A federal judge in Los Angeles yesterday issued a temporary restraining order that seemingly clears the way for the Sept. 22 Nebraska-UCLA and Nov. 24 Notre Dame-Southern Cal football games to be televised nationally on CBS. But it was not immediately clear whether the games will be shown.
Nebraska and Notre Dame are both members of the College Football Association, which has contracts with ABC and ESPN that forbid members' games from being shown on another network. UCLA and USC are members of the Pacific-10 Conference, which along with the Big Ten signed contracts with CBS.

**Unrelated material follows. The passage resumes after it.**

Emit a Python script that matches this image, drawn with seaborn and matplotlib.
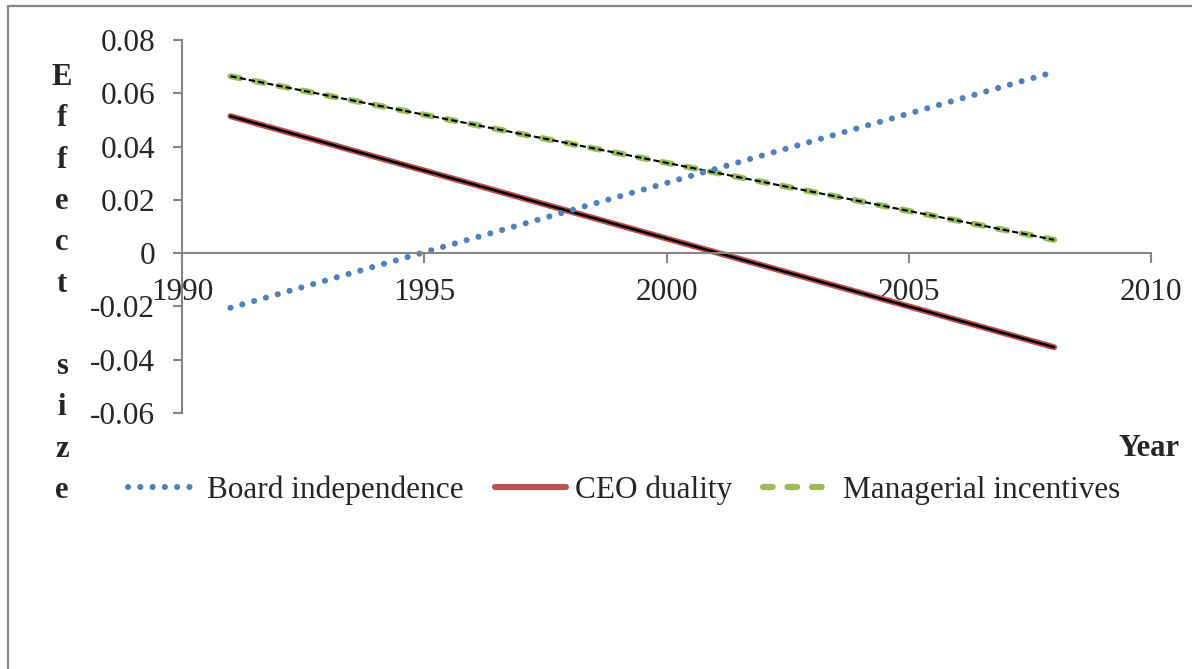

Since UCLA and USC are the host teams in the games, CBS scheduled them. But both Nebraska and Notre Dame declined to consent to the telecasts and were sued, along with ABC, ESPN and the CFA, by UCLA, USC, the Pac-10 and the Big Ten, which alleged antitrust violations. This summer, a Supreme Court ruling on similar antitrust issues deregulated NCAA control of televising football games.
In granting the preliminary injunction, Judge Richard Gadbois ruled that the hardships would be greater on the plaintiffs than the defendants. "He has not ordered them to consent," said Steve Wilson, an attorney for the plaintiffs. "He is just saying that they cannot cite those agreements (CFA contracts with ABC and ESPN) as a reason not to consent."
Spokesmen for Nebraska and Notre Dame said the universities' lawyers would have to review the ruling before deciding whether to consent. "It's not certain (we will consent)," said Roger Valdiserri, an assistant athletic director at Notre Dame. "It's not that easy of a decision . . . We are a member of a group and we have to consider the members of the group."